━━━━━ Source records ━━━━━

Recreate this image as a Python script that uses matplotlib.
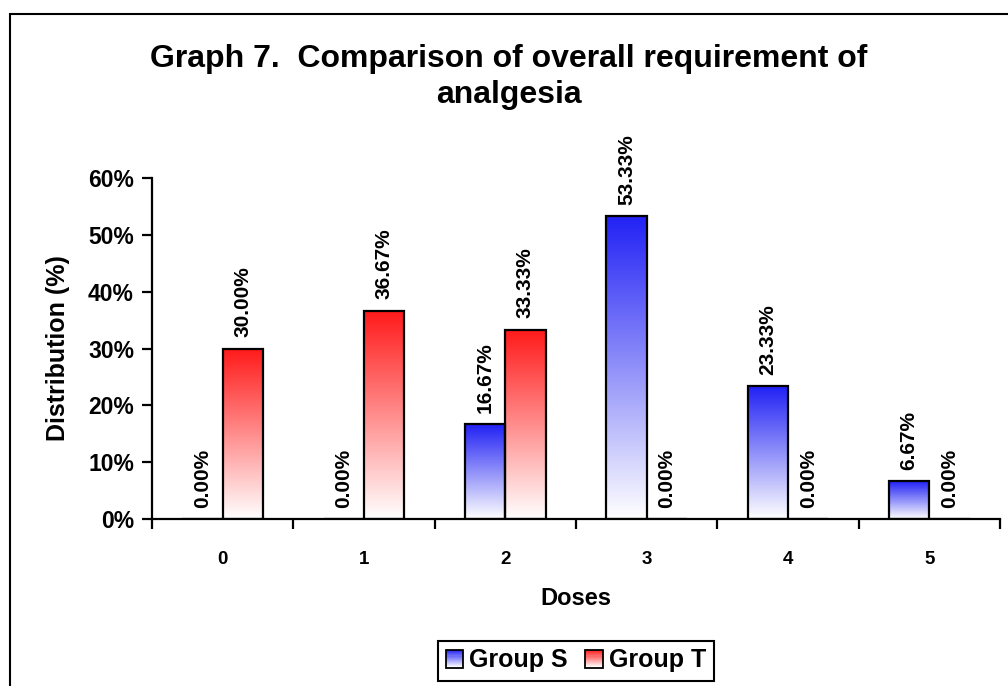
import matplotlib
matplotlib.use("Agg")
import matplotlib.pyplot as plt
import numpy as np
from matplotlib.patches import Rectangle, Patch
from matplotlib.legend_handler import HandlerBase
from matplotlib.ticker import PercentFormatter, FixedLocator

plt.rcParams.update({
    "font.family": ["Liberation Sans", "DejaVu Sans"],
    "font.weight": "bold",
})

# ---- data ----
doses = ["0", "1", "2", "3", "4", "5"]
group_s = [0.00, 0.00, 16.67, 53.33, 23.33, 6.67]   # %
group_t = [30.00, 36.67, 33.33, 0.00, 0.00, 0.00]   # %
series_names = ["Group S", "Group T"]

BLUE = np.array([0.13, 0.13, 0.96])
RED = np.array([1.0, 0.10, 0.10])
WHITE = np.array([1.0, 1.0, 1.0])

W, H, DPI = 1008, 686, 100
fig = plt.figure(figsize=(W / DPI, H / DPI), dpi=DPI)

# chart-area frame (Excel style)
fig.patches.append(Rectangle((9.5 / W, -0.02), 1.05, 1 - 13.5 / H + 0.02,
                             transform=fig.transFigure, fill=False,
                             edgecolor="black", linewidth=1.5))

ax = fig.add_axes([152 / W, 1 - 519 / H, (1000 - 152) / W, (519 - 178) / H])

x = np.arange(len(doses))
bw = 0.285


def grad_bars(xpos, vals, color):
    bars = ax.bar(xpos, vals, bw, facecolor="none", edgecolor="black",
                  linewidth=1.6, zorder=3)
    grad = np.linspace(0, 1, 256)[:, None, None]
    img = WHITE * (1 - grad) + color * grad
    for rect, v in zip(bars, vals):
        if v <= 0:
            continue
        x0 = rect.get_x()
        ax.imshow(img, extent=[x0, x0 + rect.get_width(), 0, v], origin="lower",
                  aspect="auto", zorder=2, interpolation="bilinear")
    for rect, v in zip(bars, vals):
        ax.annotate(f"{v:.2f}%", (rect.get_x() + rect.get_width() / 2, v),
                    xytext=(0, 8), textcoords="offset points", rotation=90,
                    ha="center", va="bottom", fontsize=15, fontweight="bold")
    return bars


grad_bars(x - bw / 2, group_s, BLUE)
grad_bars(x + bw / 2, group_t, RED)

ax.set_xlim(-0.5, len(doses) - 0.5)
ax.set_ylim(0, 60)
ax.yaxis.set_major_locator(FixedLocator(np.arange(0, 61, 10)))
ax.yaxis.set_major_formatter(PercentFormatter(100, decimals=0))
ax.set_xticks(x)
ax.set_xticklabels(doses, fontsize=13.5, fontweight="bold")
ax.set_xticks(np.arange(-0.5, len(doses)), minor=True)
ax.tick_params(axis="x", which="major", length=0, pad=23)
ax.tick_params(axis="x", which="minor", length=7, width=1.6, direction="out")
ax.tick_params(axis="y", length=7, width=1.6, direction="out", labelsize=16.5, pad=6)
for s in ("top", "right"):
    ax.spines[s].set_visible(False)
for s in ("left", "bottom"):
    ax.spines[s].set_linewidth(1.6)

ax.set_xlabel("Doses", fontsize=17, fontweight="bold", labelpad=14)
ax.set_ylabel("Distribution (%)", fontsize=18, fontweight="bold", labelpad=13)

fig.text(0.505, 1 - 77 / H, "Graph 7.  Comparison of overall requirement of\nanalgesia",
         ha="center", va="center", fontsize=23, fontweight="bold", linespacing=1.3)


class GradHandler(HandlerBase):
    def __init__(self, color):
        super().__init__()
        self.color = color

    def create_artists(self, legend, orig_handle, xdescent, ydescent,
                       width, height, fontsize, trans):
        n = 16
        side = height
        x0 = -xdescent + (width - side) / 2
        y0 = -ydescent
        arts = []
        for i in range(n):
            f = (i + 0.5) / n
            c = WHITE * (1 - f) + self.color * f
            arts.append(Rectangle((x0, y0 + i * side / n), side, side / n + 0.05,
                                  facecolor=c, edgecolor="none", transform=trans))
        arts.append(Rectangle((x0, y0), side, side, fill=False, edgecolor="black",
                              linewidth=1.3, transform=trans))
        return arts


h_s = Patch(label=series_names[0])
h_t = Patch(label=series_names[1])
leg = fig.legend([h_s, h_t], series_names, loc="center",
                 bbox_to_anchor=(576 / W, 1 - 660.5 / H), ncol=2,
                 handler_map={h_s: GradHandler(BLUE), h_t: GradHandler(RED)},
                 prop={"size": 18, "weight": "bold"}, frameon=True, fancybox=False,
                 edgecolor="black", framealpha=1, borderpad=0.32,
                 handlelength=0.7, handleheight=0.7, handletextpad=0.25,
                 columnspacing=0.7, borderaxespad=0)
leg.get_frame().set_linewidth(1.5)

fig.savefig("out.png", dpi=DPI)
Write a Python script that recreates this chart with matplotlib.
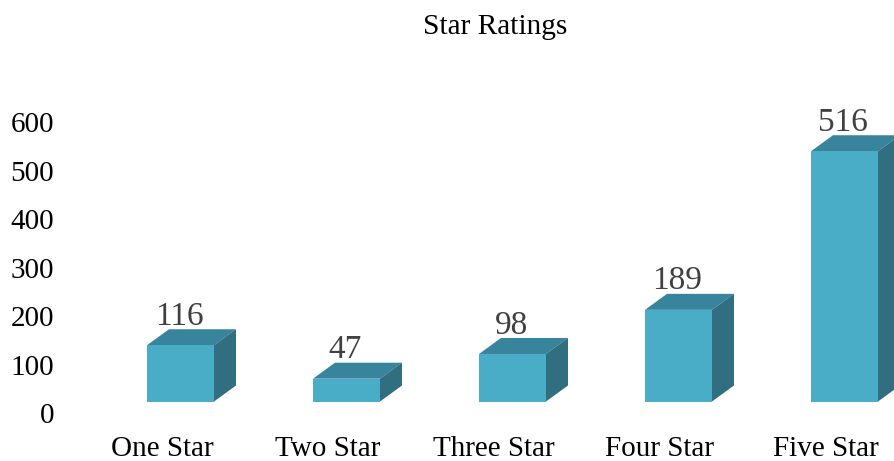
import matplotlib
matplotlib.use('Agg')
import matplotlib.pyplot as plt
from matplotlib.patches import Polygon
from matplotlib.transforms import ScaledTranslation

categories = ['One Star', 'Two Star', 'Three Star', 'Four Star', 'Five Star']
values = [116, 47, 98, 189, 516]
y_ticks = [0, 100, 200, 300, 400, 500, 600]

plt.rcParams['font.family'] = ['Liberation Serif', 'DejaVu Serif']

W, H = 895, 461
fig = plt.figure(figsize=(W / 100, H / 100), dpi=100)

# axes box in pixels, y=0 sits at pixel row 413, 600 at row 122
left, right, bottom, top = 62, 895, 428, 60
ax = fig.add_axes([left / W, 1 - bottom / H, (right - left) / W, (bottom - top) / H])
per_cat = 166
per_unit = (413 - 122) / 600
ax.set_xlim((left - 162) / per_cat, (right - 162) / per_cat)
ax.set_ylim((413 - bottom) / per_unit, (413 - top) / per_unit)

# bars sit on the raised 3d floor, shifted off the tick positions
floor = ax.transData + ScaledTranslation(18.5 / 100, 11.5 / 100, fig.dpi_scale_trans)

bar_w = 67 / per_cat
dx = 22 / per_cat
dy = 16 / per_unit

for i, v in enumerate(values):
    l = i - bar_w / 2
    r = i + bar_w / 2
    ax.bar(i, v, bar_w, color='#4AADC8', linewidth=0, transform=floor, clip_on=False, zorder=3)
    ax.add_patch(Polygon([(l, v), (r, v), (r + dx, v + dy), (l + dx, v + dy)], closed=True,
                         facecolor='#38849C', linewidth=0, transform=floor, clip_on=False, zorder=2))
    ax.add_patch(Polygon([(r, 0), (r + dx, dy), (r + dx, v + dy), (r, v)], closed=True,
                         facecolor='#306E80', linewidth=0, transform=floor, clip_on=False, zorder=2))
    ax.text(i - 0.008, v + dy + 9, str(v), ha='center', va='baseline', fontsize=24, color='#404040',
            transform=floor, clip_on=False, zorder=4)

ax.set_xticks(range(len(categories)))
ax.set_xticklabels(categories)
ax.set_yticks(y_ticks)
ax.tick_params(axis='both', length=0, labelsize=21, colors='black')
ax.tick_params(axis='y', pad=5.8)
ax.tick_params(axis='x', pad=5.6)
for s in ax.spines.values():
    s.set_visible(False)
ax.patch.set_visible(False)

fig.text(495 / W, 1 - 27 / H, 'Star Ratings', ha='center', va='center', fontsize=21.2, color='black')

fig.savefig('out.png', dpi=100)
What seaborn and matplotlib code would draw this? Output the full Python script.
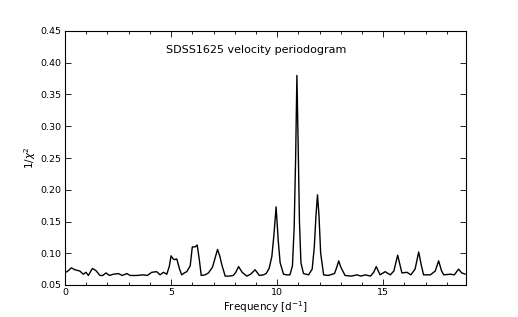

━━━━━

Work instructions → Starting at the line containing "Write a Python" and stopping after the line containing "fig = plt.figure(figsize=(W / 100, H", give the lines again exactly and leave out every image.

Full answer →
Write a Python script that recreates this chart with matplotlib.
import matplotlib
matplotlib.use('Agg')
import matplotlib.pyplot as plt
from matplotlib.patches import Polygon
from matplotlib.transforms import ScaledTranslation

categories = ['One Star', 'Two Star', 'Three Star', 'Four Star', 'Five Star']
values = [116, 47, 98, 189, 516]
y_ticks = [0, 100, 200, 300, 400, 500, 600]

plt.rcParams['font.family'] = ['Liberation Serif', 'DejaVu Serif']

W, H = 895, 461
fig = plt.figure(figsize=(W / 100, H / 100), dpi=100)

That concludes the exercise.